→ **DATASET ROWS**

==*==

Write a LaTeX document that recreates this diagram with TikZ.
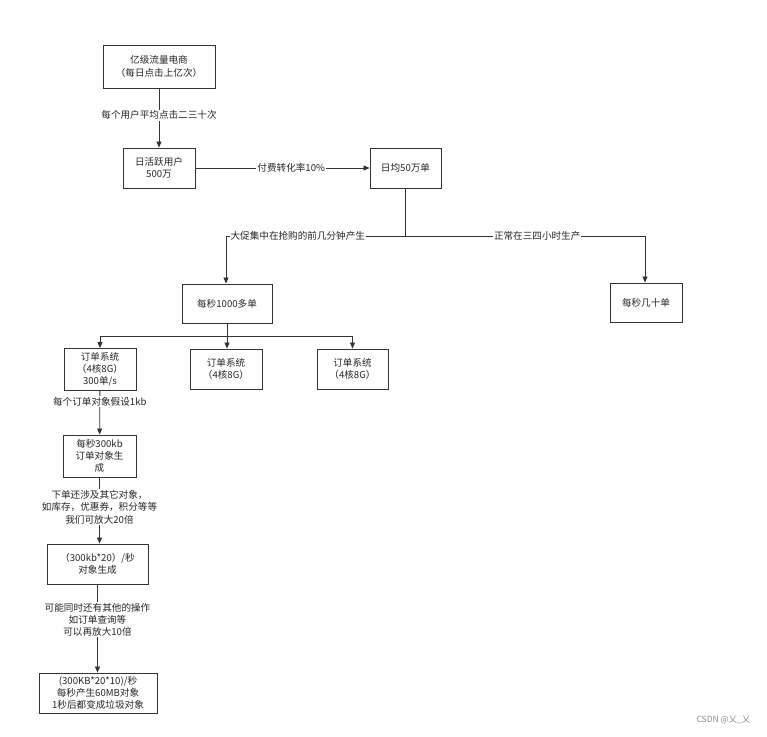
\documentclass[tikz,border=0pt]{standalone}
\usepackage{fontspec}
\setmainfont{Noto Sans CJK SC}
\usetikzlibrary{arrows.meta}
\begin{document}
\begin{tikzpicture}[x=1pt,y=-1pt,
  font=\fontsize{9.6pt}{12.3pt}\selectfont,
  box/.style={draw=black!80,line width=0.9pt,fill=white,align=center,inner sep=0pt,text=black!85},
  conn/.style={draw=black!80,line width=0.8pt,-{Triangle[length=6pt,width=5pt]}},
  line/.style={draw=black!80,line width=0.8pt},
  lab/.style={fill=white,inner sep=1pt,align=center,text=black!85}]
\useasboundingbox (0,0) rectangle (767,736);
\fill[white] (0,0) rectangle (767,736);
\node[box,minimum width=112pt,minimum height=43pt] (b1) at (159,66.5) {亿级流量电商\\（每日点击上亿次）};
\node[box,minimum width=72pt,minimum height=40pt] (b2) at (159,168) {日活跃用户\\500万};
\node[box,minimum width=71pt,minimum height=40pt] (b3) at (405.5,168) {日均50万单};
\node[box,minimum width=90pt,minimum height=39pt] (b4) at (227,303.5) {每秒1000多单};
\node[box,minimum width=72pt,minimum height=39pt] (b5) at (646,302.5) {每秒几十单};
\node[box,minimum width=72pt,minimum height=42pt] (b6) at (100,369.5) {订单系统\\（4核8G）\\300单/s};
\node[box,minimum width=72pt,minimum height=40pt] (b7) at (226,369) {订单系统\\（4核8G）};
\node[box,minimum width=71pt,minimum height=40pt] (b8) at (352.5,369) {订单系统\\（4核8G）};
\node[box,minimum width=73pt,minimum height=42pt] (b9) at (99.5,456) {每秒300kb\\订单对象生\\成};
\node[box,minimum width=101pt,minimum height=40pt] (b10) at (97.5,564) {（300kb*20）/秒\\对象生成};
\node[box,minimum width=118pt,minimum height=40pt] (b11) at (98,693) {(300KB*20*10)/秒\\每秒产生60MB对象\\1秒后都变成垃圾对象};
\coordinate (j1) at (405.5,236);
\coordinate (jl) at (226,236);
\coordinate (jr) at (645,236);
\coordinate (j2) at (227,336);
\coordinate (j2l) at (100,336);
\coordinate (j2r) at (352.5,336);
\draw[conn] (b1) -- (b2) node[lab,pos=0.45] {每个用户平均点击二三十次};
\draw[conn] (b2) -- (b3) node[lab,pos=0.55] {付费转化率10\%};
\draw[line] (b3) -- (j1);
\draw[conn] (j1) -- (jl) node[lab,pos=0.6] {大促集中在抢购的前几分钟产生} -- (b4.north -| jl);
\draw[conn] (j1) -- (jr) node[lab,pos=0.55] {正常在三四小时生产} -- (b5.north -| jr);
\draw[line] (b4) -- (j2);
\draw[conn] (j2) -- (j2l) -- (b6);
\draw[conn] (j2) -- (b7.north -| j2);
\draw[conn] (j2) -- (j2r) -- (b8);
\draw[conn] (b6) -- (b9) node[lab,pos=0.25] {每个订单对象假设1kb};
\draw[conn] (b9) -- (b10.north -| b9) node[lab,pos=0.45] {下单还涉及其它对象，\\如库存，优惠券，积分等等\\我们可放大20倍};
\draw[conn] (b10) -- (b11.north -| b10) node[lab,pos=0.4] {可能同时还有其他的操作\\如订单查询等\\可以再放大10倍};
\node[text=black!45,anchor=east,font=\fontsize{8.5pt}{10pt}\selectfont] (wm) at (754,720) {CSDN @乂\_乂};
\end{tikzpicture}
\end{document}
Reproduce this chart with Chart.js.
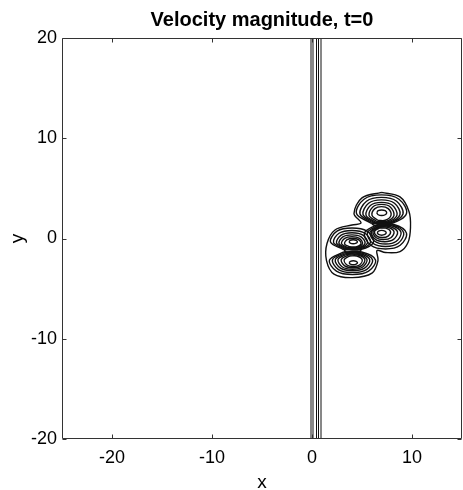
<!DOCTYPE html>
<html>
<head>
<meta charset="utf-8">
<title>Velocity magnitude</title>
<script src="https://cdn.jsdelivr.net/npm/chart.js@4.4.0/dist/chart.umd.min.js"></script>
<style>
  html, body { margin: 0; padding: 0; background: #fff; }
</style>
</head>
<body>
<canvas id="myChart" width="463" height="490"></canvas>
<script>
// axis limits and tick values
const xRange = [-25, 15];
const yRange = [-20, 20];
const xTickValues = [-20, -10, 0, 10];
const yTickValues = [-20, -10, 0, 10, 20];

// straight contours of the shear layer near x=0
const shearLayerX = [-0.1, 0.1, 0.45, 0.65, 0.9];

// closed contours as [x0,y0, x1,y1, ...]
const outerContour = [6.95,4.6, 8.8,4.15, 9.7,2.7, 9.85,1.1, 9.6,-0.4, 8.8,-1.3, 7.35,-1.4, 6.5,-1.2,
  6.6,-2.2, 6.0,-3.45, 4.05,-3.9, 2.2,-3.55, 1.45,-2.2, 1.5,-0.5, 2.3,0.85, 4.0,1.35, 4.9,1.55,
  4.2,2.5, 5.0,4.05];

// upper-right dipole, lobe above the core
const upperNorth = [
  [5.95,1.5, 4.45,2.5, 5.2,3.92, 6.95,4.35, 8.7,3.92, 9.45,2.5, 7.95,1.5],
  [6.09,1.55, 4.8,2.44, 5.45,3.72, 6.95,4.1, 8.46,3.72, 9.1,2.44, 7.81,1.55],
  [6.21,1.6, 5.1,2.39, 5.66,3.51, 6.95,3.85, 8.25,3.51, 8.8,2.39, 7.69,1.6],
  [6.33,1.65, 5.4,2.33, 5.87,3.31, 6.95,3.6, 8.04,3.31, 8.5,2.33, 7.57,1.65],
  [6.45,1.72, 5.7,2.31, 6.08,3.15, 6.95,3.4, 7.83,3.15, 8.2,2.31, 7.45,1.72],
  [6.57,1.82, 6.0,2.3, 6.29,2.98, 6.95,3.18, 7.62,2.98, 7.9,2.3, 7.33,1.82],
  [6.47,2.57, 6.62,2.77, 6.97,2.85, 7.32,2.77, 7.47,2.57, 7.32,2.37, 6.97,2.29, 6.62,2.37]
];
// upper-right dipole, lobe below the core
const upperSouth = [
  [6.51,1.4, 5.25,0.54, 5.88,-0.68, 7.35,-1.05, 8.82,-0.68, 9.45,0.54, 8.19,1.4],
  [6.62,1.33, 5.53,0.58, 6.08,-0.48, 7.35,-0.8, 8.62,-0.48, 9.17,0.58, 8.08,1.33],
  [6.73,1.27, 5.8,0.63, 6.27,-0.28, 7.35,-0.55, 8.44,-0.28, 8.9,0.63, 7.97,1.27],
  [6.73,1.2, 5.95,0.67, 6.34,-0.09, 7.25,-0.32, 8.16,-0.09, 8.55,0.67, 7.77,1.2],
  [6.73,1.12, 6.1,0.69, 6.42,0.08, 7.15,-0.1, 7.89,0.08, 8.2,0.69, 7.57,1.12],
  [6.73,1.03, 6.25,0.7, 6.49,0.24, 7.05,0.1, 7.61,0.24, 7.85,0.7, 7.37,1.03],
  [6.52,0.57, 6.65,0.74, 6.97,0.81, 7.29,0.74, 7.42,0.57, 7.29,0.4, 6.97,0.33, 6.65,0.4]
];
// lower-left dipole, lobe above the core
const lowerNorth = [
  [3.14,-1.1, 1.85,-0.35, 2.5,0.73, 4.0,1.05, 5.5,0.73, 6.15,-0.35, 4.86,-1.1],
  [3.26,-1.05, 2.15,-0.4, 2.7,0.52, 4.0,0.8, 5.3,0.52, 5.85,-0.4, 4.74,-1.05],
  [3.38,-1.0, 2.45,-0.45, 2.92,0.33, 4.0,0.57, 5.09,0.33, 5.55,-0.45, 4.62,-1.0],
  [3.48,-0.95, 2.7,-0.49, 3.09,0.16, 4.0,0.36, 4.91,0.16, 5.3,-0.49, 4.52,-0.95],
  [3.58,-0.9, 2.95,-0.53, 3.27,0.01, 4.0,0.17, 4.74,0.01, 5.05,-0.53, 4.42,-0.9],
  [3.75,-0.83, 3.26,-0.54, 3.51,-0.12, 4.08,0.0, 4.65,-0.12, 4.9,-0.54, 4.41,-0.83],
  [3.7,-0.32, 3.82,-0.18, 4.12,-0.12, 4.42,-0.18, 4.54,-0.32, 4.42,-0.46, 4.12,-0.52, 3.82,-0.46]
];
// lower-left dipole, lobe below the core
const lowerSouth = [
  [3.13,-1.35, 1.75,-2.14, 2.44,-3.26, 4.05,-3.6, 5.66,-3.26, 6.35,-2.14, 4.97,-1.35],
  [3.25,-1.42, 2.05,-2.11, 2.65,-3.1, 4.05,-3.4, 5.45,-3.1, 6.05,-2.11, 4.85,-1.42],
  [3.36,-1.5, 2.33,-2.1, 2.85,-2.96, 4.05,-3.22, 5.25,-2.96, 5.77,-2.1, 4.74,-1.5],
  [3.47,-1.57, 2.6,-2.09, 3.04,-2.84, 4.05,-3.06, 5.07,-2.84, 5.5,-2.09, 4.63,-1.57],
  [3.63,-1.65, 2.92,-2.09, 3.27,-2.73, 4.1,-2.92, 4.93,-2.73, 5.28,-2.09, 4.57,-1.65],
  [3.76,-1.75, 3.22,-2.12, 3.49,-2.64, 4.12,-2.8, 4.75,-2.64, 5.02,-2.12, 4.48,-1.75],
  [3.71,-2.42, 3.84,-2.28, 4.13,-2.22, 4.42,-2.28, 4.55,-2.42, 4.42,-2.56, 4.13,-2.62, 3.84,-2.56]
];
// tightly packed contours in the two dark cores
const coreContours = [
  [6.0,1.45, 6.28,1.6, 6.95,1.67, 7.62,1.6, 7.9,1.45, 7.62,1.3, 6.95,1.23, 6.28,1.3],
  [3.2,-1.22, 3.45,-1.08, 4.05,-1.02, 4.65,-1.08, 4.9,-1.22, 4.65,-1.36, 4.05,-1.42, 3.45,-1.36]
];

const FONT = "'Liberation Sans', Arial, Helvetica, sans-serif";

function ring(flat) {
  var pts = [];
  for (var i = 0; i < flat.length; i += 2) pts.push({x: flat[i], y: flat[i + 1]});
  pts.push({x: flat[0], y: flat[1]});
  return pts;
}

var datasets = [];
shearLayerX.forEach(function(v) {
  datasets.push({
    data: [{x: v, y: yRange[0]}, {x: v, y: yRange[1]}],
    showLine: true, borderColor: '#111', borderWidth: 1, pointRadius: 0, tension: 0
  });
});
[[outerContour], upperNorth, upperSouth, lowerNorth, lowerSouth, coreContours].forEach(function(group) {
  group.forEach(function(flat) {
    datasets.push({
      data: ring(flat),
      showLine: true, borderColor: '#111', borderWidth: 1.4, pointRadius: 0, tension: 0.35
    });
  });
});

// matlab style box with inward ticks on all four sides
var frameTicks = {
  id: 'frameTicks',
  afterDraw: function(chart) {
    var ctx = chart.ctx, a = chart.chartArea, sx = chart.scales.x, sy = chart.scales.y;
    var L = Math.round(a.left) + 0.5, R = Math.round(a.right) - 0.5;
    var T = Math.round(a.top) + 0.5, B = Math.round(a.bottom) - 0.5;
    ctx.save();
    ctx.strokeStyle = '#333';
    ctx.lineWidth = 1;
    ctx.beginPath();
    ctx.rect(L, T, R - L, B - T);
    xTickValues.forEach(function(v) {
      var p = Math.round(sx.getPixelForValue(v)) + 0.5;
      ctx.moveTo(p, B); ctx.lineTo(p, B - 4);
      ctx.moveTo(p, T); ctx.lineTo(p, T + 4);
    });
    yTickValues.forEach(function(v) {
      var p = Math.round(sy.getPixelForValue(v)) + 0.5;
      ctx.moveTo(L, p); ctx.lineTo(L + 4, p);
      ctx.moveTo(R, p); ctx.lineTo(R - 4, p);
    });
    ctx.stroke();
    ctx.restore();
  }
};

new Chart(document.getElementById('myChart'), {
  type: 'scatter',
  data: { datasets: datasets },
  options: {
    responsive: false,
    animation: false,
    events: [],
    layout: { padding: { top: 0, right: 1, bottom: 0, left: 0 } },
    plugins: {
      legend: { display: false },
      tooltip: { enabled: false },
      title: {
        display: true,
        fullSize: false,
        text: 'Velocity magnitude, t=0',
        color: '#000',
        font: { family: FONT, size: 20, weight: 'bold', lineHeight: 1.2 },
        padding: { top: 8, bottom: 6 }
      }
    },
    scales: {
      x: {
        type: 'linear',
        min: xRange[0], max: xRange[1],
        afterBuildTicks: function(s) { s.ticks = xTickValues.map(function(v) { return {value: v}; }); },
        afterFit: function(s) { s.height = 51; },
        grid: { display: false, drawTicks: false },
        border: { display: false },
        ticks: { color: '#000', padding: 8, maxRotation: 0, font: { family: FONT, size: 18 } },
        title: { display: true, text: 'x', color: '#000', padding: { top: 0, bottom: 0 },
                 font: { family: FONT, size: 19, lineHeight: 0.8 } }
      },
      y: {
        type: 'linear',
        min: yRange[0], max: yRange[1],
        afterBuildTicks: function(s) { s.ticks = yTickValues.map(function(v) { return {value: v}; }); },
        afterFit: function(s) { s.width = 62; },
        grid: { display: false, drawTicks: false },
        border: { display: false },
        ticks: { color: '#000', padding: 5, font: { family: FONT, size: 18 } },
        title: { display: true, text: 'y', color: '#000', padding: { top: 8, bottom: 0 },
                 font: { family: FONT, size: 19, lineHeight: 1 } }
      }
    }
  },
  plugins: [frameTicks]
});
</script>
</body>
</html>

==*==

→ **WHAT NEEDS TO BE DONE**
Give back only the lines from the one holding "Reproduce this chart with Chart.js." through the one holding "4.2,2.5, 5.0,4.05];", both kept, exactly as written. Omit the images.

→ **WORKED SOLUTION**
Reproduce this chart with Chart.js.
<!DOCTYPE html>
<html>
<head>
<meta charset="utf-8">
<title>Velocity magnitude</title>
<script src="https://cdn.jsdelivr.net/npm/chart.js@4.4.0/dist/chart.umd.min.js"></script>
<style>
  html, body { margin: 0; padding: 0; background: #fff; }
</style>
</head>
<body>
<canvas id="myChart" width="463" height="490"></canvas>
<script>
// axis limits and tick values
const xRange = [-25, 15];
const yRange = [-20, 20];
const xTickValues = [-20, -10, 0, 10];
const yTickValues = [-20, -10, 0, 10, 20];

// straight contours of the shear layer near x=0
const shearLayerX = [-0.1, 0.1, 0.45, 0.65, 0.9];

// closed contours as [x0,y0, x1,y1, ...]
const outerContour = [6.95,4.6, 8.8,4.15, 9.7,2.7, 9.85,1.1, 9.6,-0.4, 8.8,-1.3, 7.35,-1.4, 6.5,-1.2,
  6.6,-2.2, 6.0,-3.45, 4.05,-3.9, 2.2,-3.55, 1.45,-2.2, 1.5,-0.5, 2.3,0.85, 4.0,1.35, 4.9,1.55,
  4.2,2.5, 5.0,4.05];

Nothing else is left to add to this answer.